Have you considered the IGSN (http://www.igsn.org/) for this purpose? This group has expanded beyond geo samples to include natural science identifiers.

IGSN has and is being considered and DiSSCo.eu is in dialogue with IGSN stakeholders. However, there are some constraints today that prevent IGSNs in their present form being suitable for identification of museum specimens. Namely, the requirement that physical sample and digital representation identifier are one and the same nine-character suffix, and DiSSCo desire for a recognisably distinct and branded 2-digit top-level prefix that clearly indicates that what is being identified is a natural sciences specimen.

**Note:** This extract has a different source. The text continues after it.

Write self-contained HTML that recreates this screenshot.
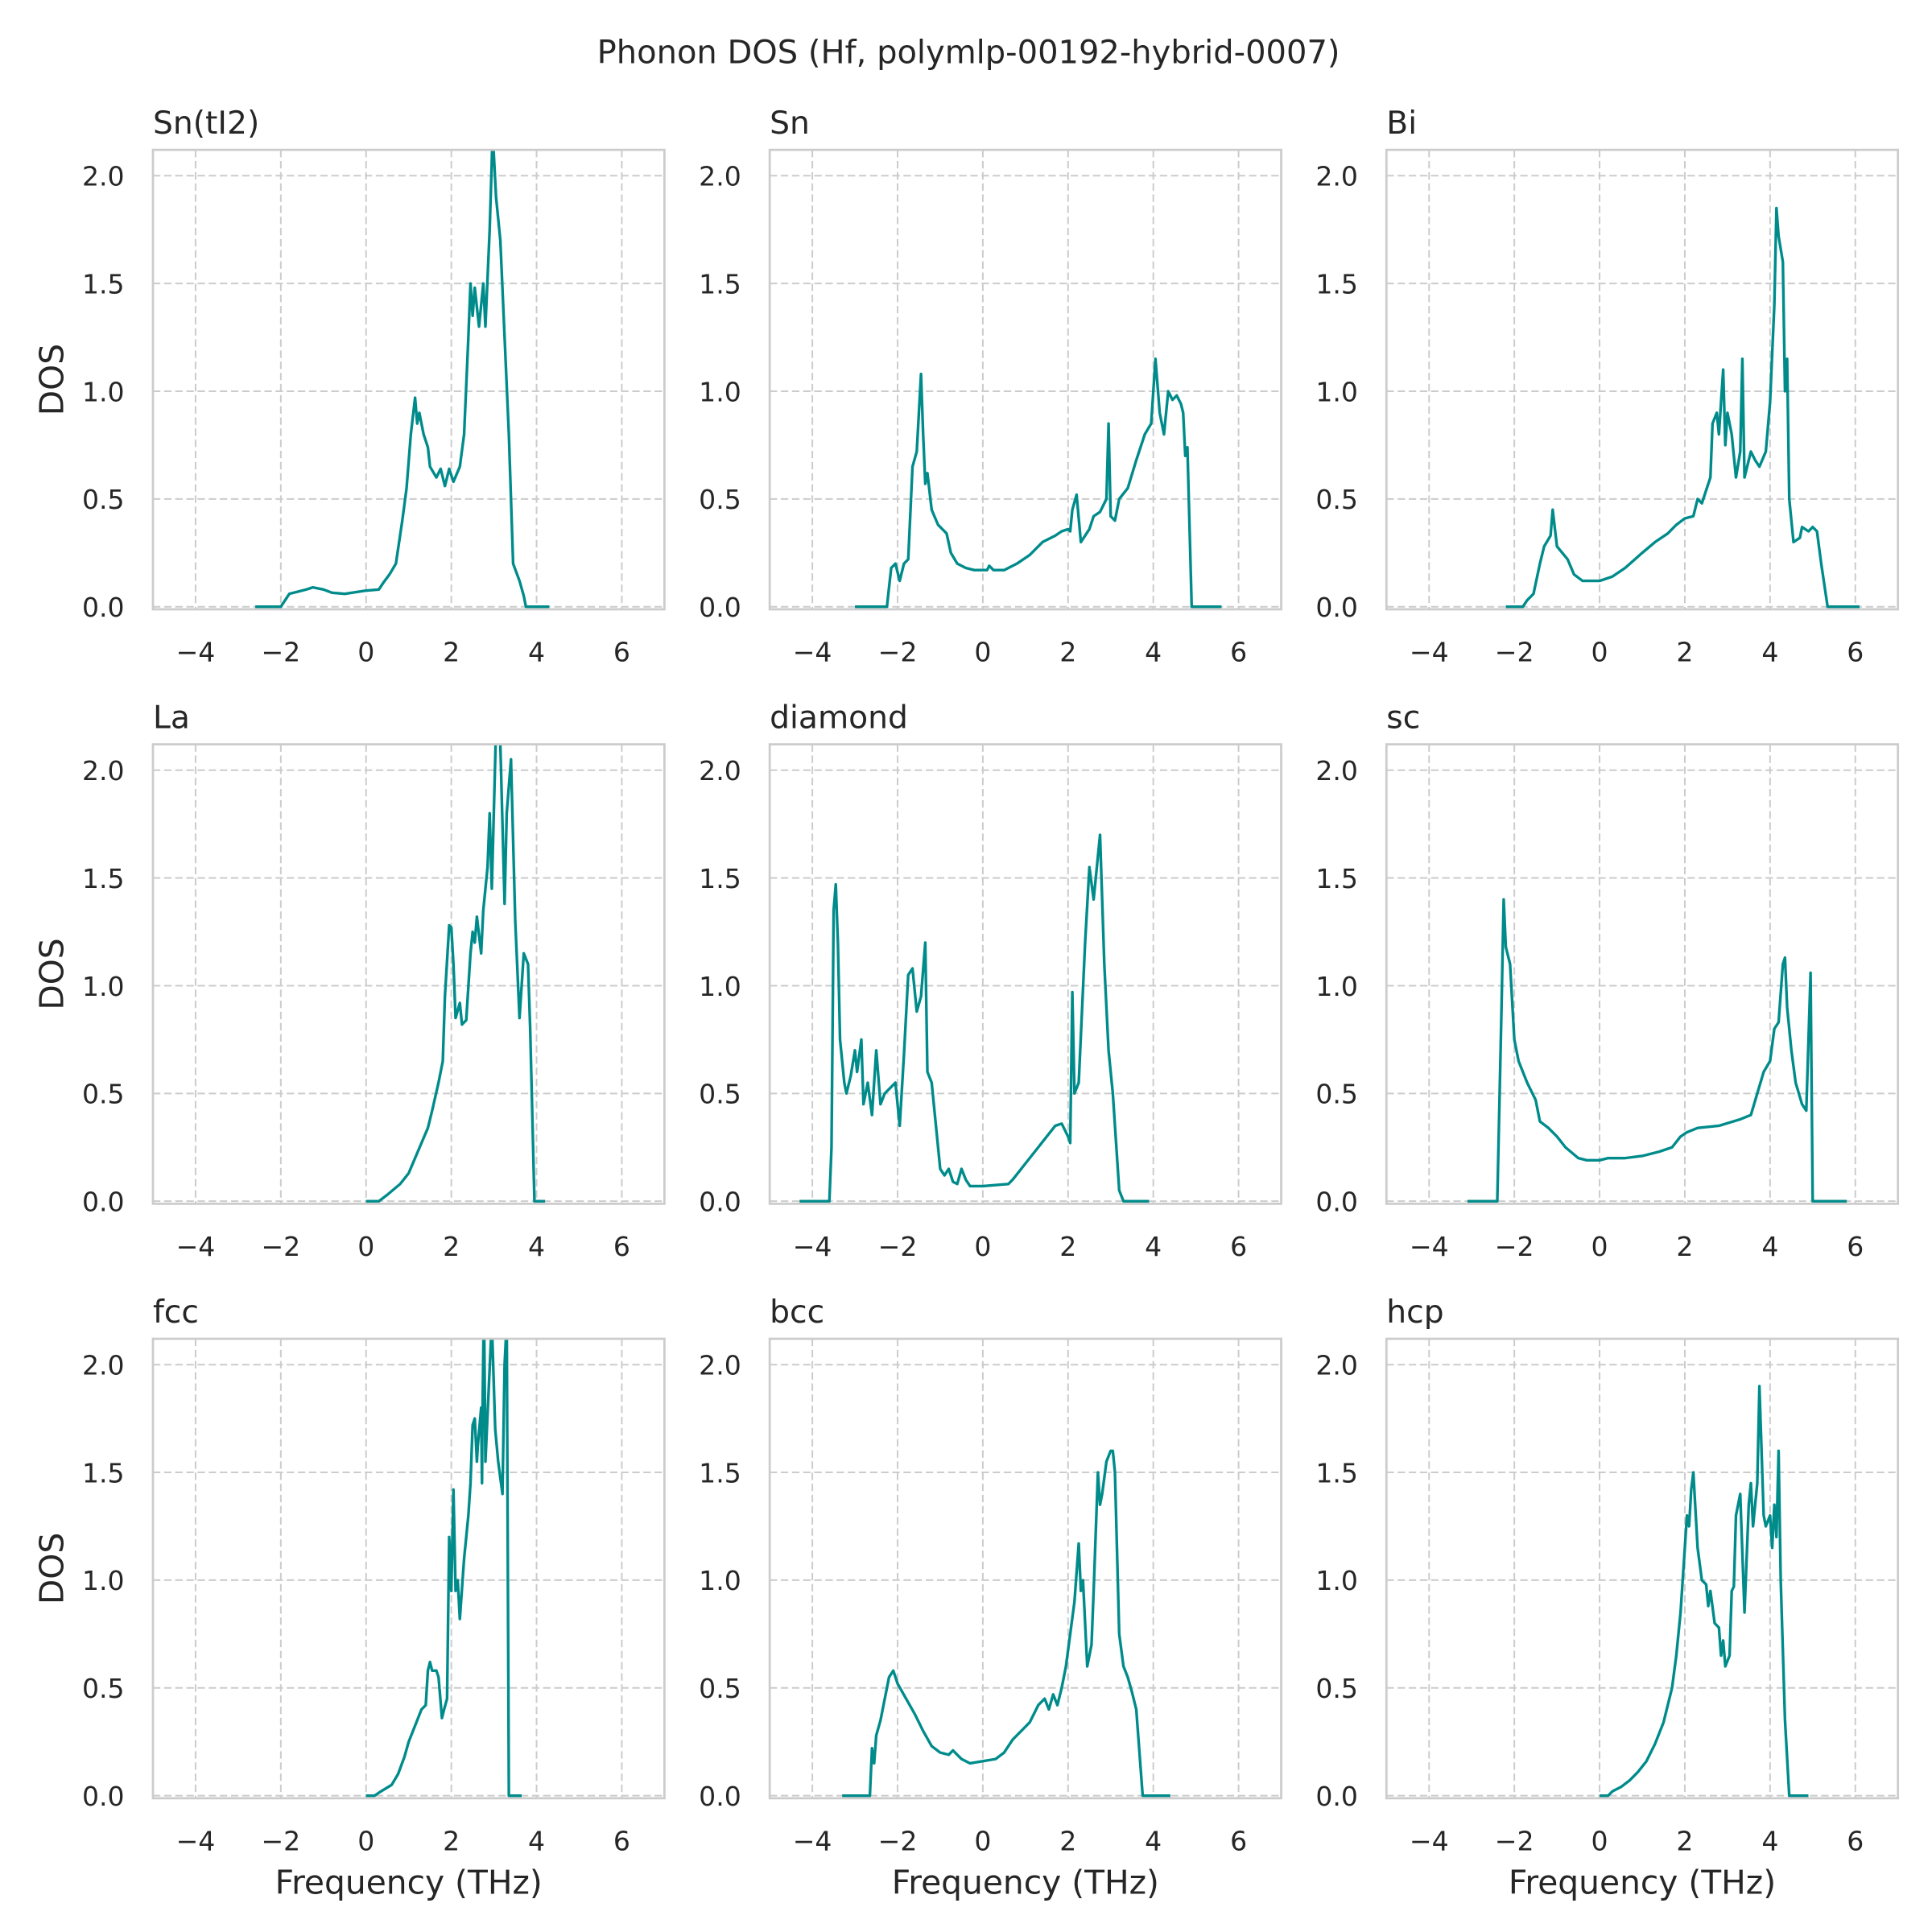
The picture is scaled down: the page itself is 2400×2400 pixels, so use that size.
<!DOCTYPE html>
<html><head><meta charset="utf-8">
<style>
html,body{margin:0;padding:0;background:#fff;}
svg{display:block;font-family:"DejaVu Sans","Liberation Sans",sans-serif;}
</style></head>
<body>
<svg id="fig" width="2400" height="2400" viewBox="0 0 1560 1560" xmlns="http://www.w3.org/2000/svg">
<rect width="1560" height="1560" fill="#fff"/>
<text x="782" y="51" font-size="26" fill="#262626" text-anchor="middle">Phonon DOS (Hf, polymlp-00192-hybrid-0007)</text>
</svg>
<script>
const panelTitles = ["Sn(tI2)","Sn","Bi","La","diamond","sc","fcc","bcc","hcp"];
const xTicks = [-4,-2,0,2,4,6];
const yTicks = [0,0.5,1.0,1.5,2.0];
const xTickLabels = ["\u22124","\u22122","0","2","4","6"];
const yTickLabels = ["0.0","0.5","1.0","1.5","2.0"];
const dosSnTI2 = [[-2.6,0],[-2.0,0],[-1.9,0.03],[-1.8,0.06],[-1.6,0.07],[-1.4,0.08],[-1.25,0.09],[-1.0,0.08],[-0.8,0.065],[-0.5,0.06],[0,0.075],[0.3,0.08],[0.4,0.11],[0.55,0.15],[0.7,0.2],[0.85,0.4],[0.95,0.55],[1.05,0.8],[1.15,0.97],[1.2,0.85],[1.25,0.9],[1.35,0.8],[1.45,0.74],[1.5,0.65],[1.65,0.6],[1.75,0.64],[1.85,0.56],[1.95,0.64],[2.05,0.58],[2.2,0.65],[2.3,0.8],[2.4,1.25],[2.45,1.5],[2.5,1.35],[2.55,1.48],[2.65,1.3],[2.75,1.5],[2.8,1.3],[2.9,1.75],[2.97,2.2],[3.05,1.9],[3.15,1.7],[3.25,1.25],[3.35,0.8],[3.45,0.2],[3.6,0.12],[3.7,0.05],[3.75,0],[4.3,0]];
const dosSn = [[-3.0,0],[-2.25,0],[-2.15,0.18],[-2.05,0.2],[-1.95,0.12],[-1.85,0.2],[-1.75,0.22],[-1.65,0.65],[-1.55,0.72],[-1.45,1.08],[-1.4,0.8],[-1.35,0.57],[-1.3,0.62],[-1.2,0.45],[-1.05,0.38],[-0.85,0.34],[-0.75,0.25],[-0.6,0.2],[-0.4,0.18],[-0.2,0.17],[0,0.17],[0.1,0.17],[0.15,0.19],[0.25,0.17],[0.5,0.17],[0.8,0.2],[1.1,0.24],[1.4,0.3],[1.7,0.33],[1.85,0.35],[2.0,0.36],[2.05,0.35],[2.1,0.45],[2.2,0.52],[2.3,0.3],[2.5,0.36],[2.6,0.42],[2.75,0.44],[2.9,0.5],[2.95,0.85],[3.0,0.42],[3.1,0.4],[3.2,0.5],[3.4,0.55],[3.6,0.68],[3.8,0.8],[3.95,0.85],[4.05,1.15],[4.15,0.9],[4.25,0.8],[4.35,1.0],[4.45,0.96],[4.55,0.98],[4.65,0.94],[4.7,0.9],[4.75,0.7],[4.8,0.74],[4.9,0],[5.6,0]];
const dosBi = [[-2.2,0],[-1.8,0],[-1.7,0.03],[-1.55,0.06],[-1.4,0.2],[-1.3,0.28],[-1.15,0.33],[-1.1,0.45],[-1.0,0.28],[-0.75,0.22],[-0.6,0.15],[-0.4,0.12],[0,0.12],[0.3,0.14],[0.6,0.18],[1.0,0.25],[1.3,0.3],[1.6,0.34],[1.8,0.38],[2.0,0.41],[2.2,0.42],[2.3,0.5],[2.4,0.48],[2.6,0.6],[2.65,0.85],[2.75,0.9],[2.8,0.8],[2.9,1.1],[2.95,0.75],[3.0,0.9],[3.1,0.8],[3.2,0.6],[3.3,0.72],[3.35,1.15],[3.4,0.6],[3.55,0.72],[3.65,0.68],[3.75,0.65],[3.9,0.72],[4.0,0.95],[4.1,1.4],[4.15,1.85],[4.2,1.72],[4.3,1.6],[4.35,1.0],[4.4,1.15],[4.45,0.5],[4.55,0.3],[4.7,0.32],[4.75,0.37],[4.9,0.35],[5.0,0.37],[5.1,0.35],[5.2,0.2],[5.35,0],[6.1,0]];
const dosLa = [[0,0],[0.3,0],[0.5,0.03],[0.8,0.08],[1.0,0.13],[1.15,0.2],[1.3,0.27],[1.45,0.34],[1.55,0.42],[1.7,0.55],[1.8,0.65],[1.85,0.95],[1.95,1.28],[2.0,1.27],[2.05,1.1],[2.1,0.85],[2.2,0.92],[2.25,0.82],[2.35,0.84],[2.45,1.15],[2.5,1.25],[2.55,1.2],[2.6,1.32],[2.7,1.15],[2.75,1.35],[2.85,1.55],[2.9,1.8],[2.95,1.45],[3.05,2.2],[3.1,2.15],[3.15,2.12],[3.2,1.75],[3.25,1.38],[3.3,1.8],[3.4,2.05],[3.5,1.3],[3.6,0.85],[3.7,1.15],[3.8,1.1],[3.85,0.8],[3.95,0],[4.2,0]];
const dosDiamond = [[-4.3,0],[-3.6,0],[-3.55,0.25],[-3.5,1.35],[-3.45,1.47],[-3.4,1.2],[-3.35,0.75],[-3.25,0.55],[-3.2,0.5],[-3.1,0.58],[-3.0,0.7],[-2.95,0.6],[-2.85,0.75],[-2.8,0.45],[-2.7,0.55],[-2.6,0.4],[-2.5,0.7],[-2.4,0.45],[-2.3,0.5],[-2.2,0.52],[-2.05,0.55],[-1.95,0.35],[-1.85,0.68],[-1.75,1.05],[-1.65,1.08],[-1.55,0.88],[-1.45,0.95],[-1.35,1.2],[-1.3,0.6],[-1.2,0.55],[-1.1,0.35],[-1.0,0.15],[-0.9,0.12],[-0.8,0.15],[-0.7,0.09],[-0.6,0.08],[-0.5,0.15],[-0.4,0.1],[-0.3,0.07],[0,0.07],[0.6,0.08],[0.7,0.1],[0.9,0.15],[1.1,0.2],[1.3,0.25],[1.5,0.3],[1.7,0.35],[1.85,0.36],[2.0,0.3],[2.05,0.27],[2.1,0.97],[2.15,0.5],[2.25,0.55],[2.4,1.2],[2.5,1.55],[2.6,1.4],[2.75,1.7],[2.85,1.1],[2.95,0.7],[3.05,0.5],[3.2,0.05],[3.3,0],[3.9,0]];
const dosSc = [[-3.1,0],[-2.4,0],[-2.3,0.9],[-2.25,1.4],[-2.2,1.18],[-2.1,1.1],[-2.0,0.75],[-1.9,0.65],[-1.7,0.55],[-1.5,0.47],[-1.4,0.37],[-1.2,0.34],[-1.0,0.3],[-0.8,0.25],[-0.5,0.2],[-0.3,0.19],[0,0.19],[0.2,0.2],[0.6,0.2],[1.0,0.21],[1.4,0.23],[1.7,0.25],[1.9,0.3],[2.05,0.32],[2.3,0.34],[2.8,0.35],[3.3,0.38],[3.55,0.4],[3.7,0.5],[3.85,0.6],[4.0,0.65],[4.1,0.8],[4.2,0.83],[4.3,1.1],[4.35,1.13],[4.4,0.9],[4.5,0.7],[4.6,0.55],[4.75,0.45],[4.85,0.42],[4.95,1.06],[5.0,0],[5.8,0]];
const dosFcc = [[0,0],[0.2,0],[0.35,0.02],[0.6,0.05],[0.75,0.1],[0.9,0.18],[1.0,0.25],[1.1,0.3],[1.3,0.4],[1.4,0.42],[1.45,0.58],[1.5,0.62],[1.55,0.58],[1.65,0.58],[1.7,0.55],[1.78,0.36],[1.83,0.4],[1.9,0.45],[1.95,1.2],[2.0,0.95],[2.05,1.42],[2.1,0.95],[2.15,1.0],[2.2,0.82],[2.3,1.1],[2.4,1.3],[2.45,1.45],[2.5,1.72],[2.55,1.75],[2.6,1.55],[2.62,1.62],[2.7,1.8],[2.72,1.45],[2.73,1.75],[2.76,2.2],[2.77,2.2],[2.8,1.55],[2.95,2.2],[3.03,1.7],[3.1,1.55],[3.2,1.4],[3.25,2.0],[3.3,2.2],[3.35,0],[3.65,0]];
const dosBcc = [[-3.3,0],[-2.65,0],[-2.6,0.22],[-2.55,0.15],[-2.5,0.28],[-2.4,0.35],[-2.3,0.45],[-2.2,0.55],[-2.1,0.58],[-2.0,0.52],[-1.8,0.45],[-1.6,0.38],[-1.4,0.3],[-1.2,0.23],[-1.0,0.2],[-0.8,0.19],[-0.7,0.21],[-0.6,0.19],[-0.5,0.17],[-0.3,0.15],[0.3,0.17],[0.5,0.2],[0.7,0.26],[0.9,0.3],[1.1,0.34],[1.3,0.42],[1.45,0.45],[1.55,0.4],[1.65,0.47],[1.75,0.42],[1.85,0.5],[1.95,0.6],[2.05,0.75],[2.15,0.9],[2.25,1.17],[2.3,0.95],[2.35,1.0],[2.45,0.6],[2.55,0.7],[2.6,0.95],[2.7,1.5],[2.75,1.35],[2.8,1.4],[2.9,1.55],[3.0,1.6],[3.05,1.6],[3.1,1.5],[3.2,0.75],[3.3,0.6],[3.4,0.55],[3.5,0.48],[3.6,0.4],[3.75,0],[4.4,0]];
const dosHcp = [[0,0],[0.2,0],[0.3,0.02],[0.5,0.04],[0.7,0.07],[0.9,0.11],[1.1,0.16],[1.3,0.24],[1.5,0.34],[1.6,0.42],[1.7,0.5],[1.8,0.65],[1.9,0.85],[2.0,1.15],[2.05,1.3],[2.1,1.25],[2.15,1.42],[2.2,1.5],[2.3,1.15],[2.4,1.0],[2.5,0.98],[2.55,0.88],[2.6,0.95],[2.7,0.8],[2.8,0.78],[2.85,0.65],[2.9,0.72],[2.95,0.6],[3.05,0.65],[3.1,0.95],[3.15,0.97],[3.2,1.3],[3.3,1.4],[3.4,0.85],[3.5,1.35],[3.55,1.45],[3.6,1.25],[3.7,1.45],[3.75,1.9],[3.85,1.3],[3.9,1.25],[4.0,1.3],[4.05,1.15],[4.1,1.35],[4.15,1.2],[4.2,1.6],[4.25,1.0],[4.35,0.35],[4.45,0],[4.9,0]];
const panelSeries = [dosSnTI2,dosSn,dosBi,dosLa,dosDiamond,dosSc,dosFcc,dosBcc,dosHcp];

const NS="http://www.w3.org/2000/svg";
const svg=document.getElementById('fig');
const colL=[123.5,621.5,1119.5], rowT=[121,601,1081], W=413, H=371;
const xMin=-5,xMax=7,yMin=-0.012,yMax=2.12;
function mk(tag,attrs,parent){const e=document.createElementNS(NS,tag);for(const k in attrs)e.setAttribute(k,attrs[k]);(parent||svg).appendChild(e);return e;}
panelSeries.forEach((series,i)=>{
  const r=Math.floor(i/3),c=i%3,L=colL[c],T=rowT[r];
  const sx=v=>L+(v-xMin)/(xMax-xMin)*W;
  const sy=v=>T+H-(v-yMin)/(yMax-yMin)*H;
  const g=mk('g',{});
  
  
  const cp=mk('clipPath',{id:'clip'+i},g);mk('rect',{x:L,y:T,width:W,height:H},cp);
  xTicks.forEach((t,k)=>{
    const gl=mk('line',{x1:sx(t),x2:sx(t),y1:T,y2:T+H,stroke:'#cccccc','stroke-width':1.3,'stroke-dasharray':'6,3'},g);
    
    
    const tl=mk('text',{x:sx(t),y:T+H+42,'font-size':21.5,fill:'#262626','text-anchor':'middle'},g);
    tl.textContent=xTickLabels[k];
    
    
  });
  yTicks.forEach((t,k)=>{
    const gl=mk('line',{x1:L,x2:L+W,y1:sy(t),y2:sy(t),stroke:'#cccccc','stroke-width':1.3,'stroke-dasharray':'6,3'},g);
    
    
    const tl=mk('text',{x:L-23,y:sy(t)+8,'font-size':21.5,fill:'#262626','text-anchor':'end'},g);
    tl.textContent=yTickLabels[k];
    
    
  });
  const d=series.map((p,k)=>(k?'L':'M')+sx(p[0]).toFixed(2)+','+sy(p[1]).toFixed(2)).join('');
  const ln=mk('path',{d:d,fill:'none',stroke:'#008b8b','stroke-width':2.2,'stroke-linejoin':'round','clip-path':'url(#clip'+i+')'},g);
  
  
  const fr=mk('rect',{x:L,y:T,width:W,height:H,fill:'none',stroke:'#cccccc','stroke-width':1.8},g);
  
  
  const tt=mk('text',{x:L,y:T-13,'font-size':25.5,fill:'#262626'},g);
  tt.textContent=panelTitles[i];
  
  
  if(c===0){
    const yl=mk('text',{x:0,y:0,'font-size':26.5,fill:'#262626','text-anchor':'middle',transform:'translate(51,'+(T+H/2)+') rotate(-90)'},g);
    yl.textContent='DOS';
    
    
  }
  if(r===2){
    const xl=mk('text',{x:L+W/2,y:T+H+77,'font-size':26.5,fill:'#262626','text-anchor':'middle'},g);
    xl.textContent='Frequency (THz)';
    
    
  }
});
</script>
</body></html>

An IGSN can be of any length, it is not limited to nine characters (see https://igsn.github.io/syntax/). However, since human operators are involved in many IGSN applications, the advice given by the IGSN Implementation Organization is to keep identifiers short to make it easy to fit IGSN identifiers onto labels or into tables, etc. Nobody wants to copy a 32-digit UUID by hand, and there are other potential sources of transcription errors.

In the current applications of IGSN, the identifier points to a landing page (plus other digital resources) that represents the physical object on the web and it can point to other related resources identified by PIDs or URIs. Does DiSCCo assume that an object can have more than one digital representation? Or does its digital representation change over time? What is the reason behind making this distinction between the identity of the physical object and the identity of its digital representation?

By branded 2-digit top-level prefix I assume that you mean a top-level prefix in the Handle.net namespace. Is that correct? IGSN has a concept of top-level namespaces within its own Handle.net namespace to allow institutional branding and to accommodate already existing identifier systems that are locally unique but not yet globally unique (see https://igsn.github.io/namespaces/).

Based in the reply from @0000-0001-5911-6022 is this still a barrier please @Hardisty? The nine-character suffix is seemingly not a problem, but can you elaborate on any concerns relating to physical and digital representation?